── Data ──
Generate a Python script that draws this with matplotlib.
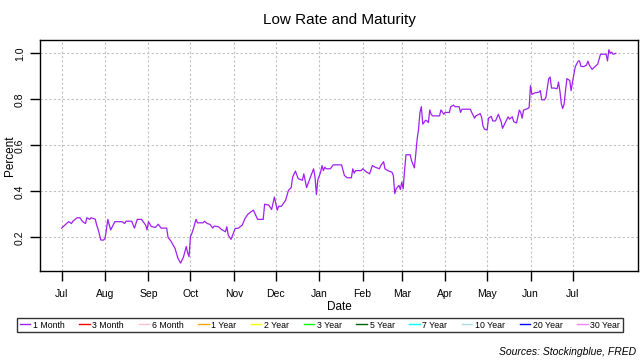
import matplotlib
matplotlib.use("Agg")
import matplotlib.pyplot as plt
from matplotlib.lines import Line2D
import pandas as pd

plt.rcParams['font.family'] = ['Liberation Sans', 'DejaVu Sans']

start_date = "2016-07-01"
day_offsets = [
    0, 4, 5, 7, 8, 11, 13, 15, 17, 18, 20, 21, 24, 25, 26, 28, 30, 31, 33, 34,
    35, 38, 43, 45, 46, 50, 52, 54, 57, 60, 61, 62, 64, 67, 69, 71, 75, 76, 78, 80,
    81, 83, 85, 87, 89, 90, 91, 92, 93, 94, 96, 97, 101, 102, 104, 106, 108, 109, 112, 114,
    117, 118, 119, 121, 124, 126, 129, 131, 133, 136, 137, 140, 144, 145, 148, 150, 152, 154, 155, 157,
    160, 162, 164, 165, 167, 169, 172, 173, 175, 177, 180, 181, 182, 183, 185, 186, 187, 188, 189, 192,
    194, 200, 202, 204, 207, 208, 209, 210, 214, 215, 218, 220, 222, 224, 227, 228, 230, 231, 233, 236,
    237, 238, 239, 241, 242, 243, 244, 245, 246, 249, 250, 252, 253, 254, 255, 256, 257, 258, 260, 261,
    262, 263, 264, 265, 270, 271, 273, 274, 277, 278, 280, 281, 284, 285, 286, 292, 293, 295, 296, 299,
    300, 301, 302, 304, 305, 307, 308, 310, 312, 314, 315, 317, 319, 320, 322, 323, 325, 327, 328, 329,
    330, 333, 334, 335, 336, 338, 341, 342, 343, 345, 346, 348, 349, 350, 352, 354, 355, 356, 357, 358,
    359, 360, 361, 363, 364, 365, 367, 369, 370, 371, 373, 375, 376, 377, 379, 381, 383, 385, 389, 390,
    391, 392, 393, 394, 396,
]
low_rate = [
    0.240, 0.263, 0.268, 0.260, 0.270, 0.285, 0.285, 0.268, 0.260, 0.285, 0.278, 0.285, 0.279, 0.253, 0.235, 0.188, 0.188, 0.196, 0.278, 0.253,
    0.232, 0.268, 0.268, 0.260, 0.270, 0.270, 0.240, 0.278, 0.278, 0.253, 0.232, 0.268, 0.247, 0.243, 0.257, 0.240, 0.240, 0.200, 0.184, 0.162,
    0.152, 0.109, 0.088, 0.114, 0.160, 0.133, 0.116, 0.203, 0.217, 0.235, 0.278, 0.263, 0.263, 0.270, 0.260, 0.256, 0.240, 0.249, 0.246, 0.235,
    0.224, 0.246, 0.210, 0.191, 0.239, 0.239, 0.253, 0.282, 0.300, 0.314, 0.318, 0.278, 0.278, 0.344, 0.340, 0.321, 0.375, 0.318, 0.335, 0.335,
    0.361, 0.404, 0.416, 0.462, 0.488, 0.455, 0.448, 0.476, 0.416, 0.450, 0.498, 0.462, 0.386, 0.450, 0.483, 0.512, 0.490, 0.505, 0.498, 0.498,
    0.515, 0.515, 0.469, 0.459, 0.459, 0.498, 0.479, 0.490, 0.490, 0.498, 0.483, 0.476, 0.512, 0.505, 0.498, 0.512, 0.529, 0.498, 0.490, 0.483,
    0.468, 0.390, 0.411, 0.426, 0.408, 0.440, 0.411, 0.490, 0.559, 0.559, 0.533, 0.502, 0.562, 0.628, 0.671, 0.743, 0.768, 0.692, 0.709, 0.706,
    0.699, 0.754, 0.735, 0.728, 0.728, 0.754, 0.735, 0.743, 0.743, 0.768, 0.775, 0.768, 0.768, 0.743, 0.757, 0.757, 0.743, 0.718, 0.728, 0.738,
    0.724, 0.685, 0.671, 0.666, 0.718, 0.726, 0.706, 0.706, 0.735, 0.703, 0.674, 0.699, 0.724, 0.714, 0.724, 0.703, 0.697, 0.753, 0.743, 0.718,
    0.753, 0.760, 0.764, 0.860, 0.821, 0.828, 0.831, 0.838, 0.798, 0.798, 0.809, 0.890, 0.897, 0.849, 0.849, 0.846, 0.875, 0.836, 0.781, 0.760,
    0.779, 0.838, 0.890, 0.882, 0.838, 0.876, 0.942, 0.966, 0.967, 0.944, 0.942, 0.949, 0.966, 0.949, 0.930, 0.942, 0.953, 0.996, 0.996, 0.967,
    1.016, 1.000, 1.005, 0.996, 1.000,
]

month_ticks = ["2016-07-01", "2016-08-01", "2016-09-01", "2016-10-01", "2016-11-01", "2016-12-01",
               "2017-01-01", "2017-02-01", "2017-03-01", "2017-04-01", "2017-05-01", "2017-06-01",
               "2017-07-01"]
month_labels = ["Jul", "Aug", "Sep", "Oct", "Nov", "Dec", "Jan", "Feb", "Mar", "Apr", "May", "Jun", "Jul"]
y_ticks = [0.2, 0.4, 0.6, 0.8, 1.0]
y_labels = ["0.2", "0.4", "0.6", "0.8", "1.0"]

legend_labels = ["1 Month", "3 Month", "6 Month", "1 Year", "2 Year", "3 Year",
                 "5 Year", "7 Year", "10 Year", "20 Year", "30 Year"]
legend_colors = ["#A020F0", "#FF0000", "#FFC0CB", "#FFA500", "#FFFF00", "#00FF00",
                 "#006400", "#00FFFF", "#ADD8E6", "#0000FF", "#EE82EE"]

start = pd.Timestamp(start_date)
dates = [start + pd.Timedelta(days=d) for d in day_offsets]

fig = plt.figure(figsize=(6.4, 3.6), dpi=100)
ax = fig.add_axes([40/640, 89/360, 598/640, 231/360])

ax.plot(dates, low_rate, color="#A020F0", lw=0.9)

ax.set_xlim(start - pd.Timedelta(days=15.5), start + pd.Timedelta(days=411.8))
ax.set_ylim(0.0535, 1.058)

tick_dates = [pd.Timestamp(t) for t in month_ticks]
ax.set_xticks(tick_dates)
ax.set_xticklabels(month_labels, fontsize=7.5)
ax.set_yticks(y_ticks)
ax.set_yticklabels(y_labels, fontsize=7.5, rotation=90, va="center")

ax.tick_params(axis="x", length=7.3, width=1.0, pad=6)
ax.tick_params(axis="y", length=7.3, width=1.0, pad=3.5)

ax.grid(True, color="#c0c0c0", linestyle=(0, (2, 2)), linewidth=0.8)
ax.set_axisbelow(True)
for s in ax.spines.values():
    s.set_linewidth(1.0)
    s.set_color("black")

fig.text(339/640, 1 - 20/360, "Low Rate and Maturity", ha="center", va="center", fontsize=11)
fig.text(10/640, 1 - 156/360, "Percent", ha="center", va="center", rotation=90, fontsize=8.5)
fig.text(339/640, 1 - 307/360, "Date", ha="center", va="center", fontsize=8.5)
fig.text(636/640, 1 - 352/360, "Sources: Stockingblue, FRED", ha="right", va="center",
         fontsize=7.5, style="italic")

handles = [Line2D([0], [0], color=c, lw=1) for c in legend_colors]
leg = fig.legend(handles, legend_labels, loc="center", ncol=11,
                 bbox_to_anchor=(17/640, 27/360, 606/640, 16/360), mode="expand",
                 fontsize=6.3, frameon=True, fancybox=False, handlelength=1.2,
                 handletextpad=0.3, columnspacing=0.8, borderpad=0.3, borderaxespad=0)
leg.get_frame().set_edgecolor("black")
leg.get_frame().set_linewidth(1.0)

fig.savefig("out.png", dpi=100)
───
What to do –
The lines from the top of the data above through the one holding "plt.rcParams['font.family'] = ['Liberation" are to be repeated exactly, and only those, with no pictures.

The answer –
Generate a Python script that draws this with matplotlib.
import matplotlib
matplotlib.use("Agg")
import matplotlib.pyplot as plt
from matplotlib.lines import Line2D
import pandas as pd

plt.rcParams['font.family'] = ['Liberation Sans', 'DejaVu Sans']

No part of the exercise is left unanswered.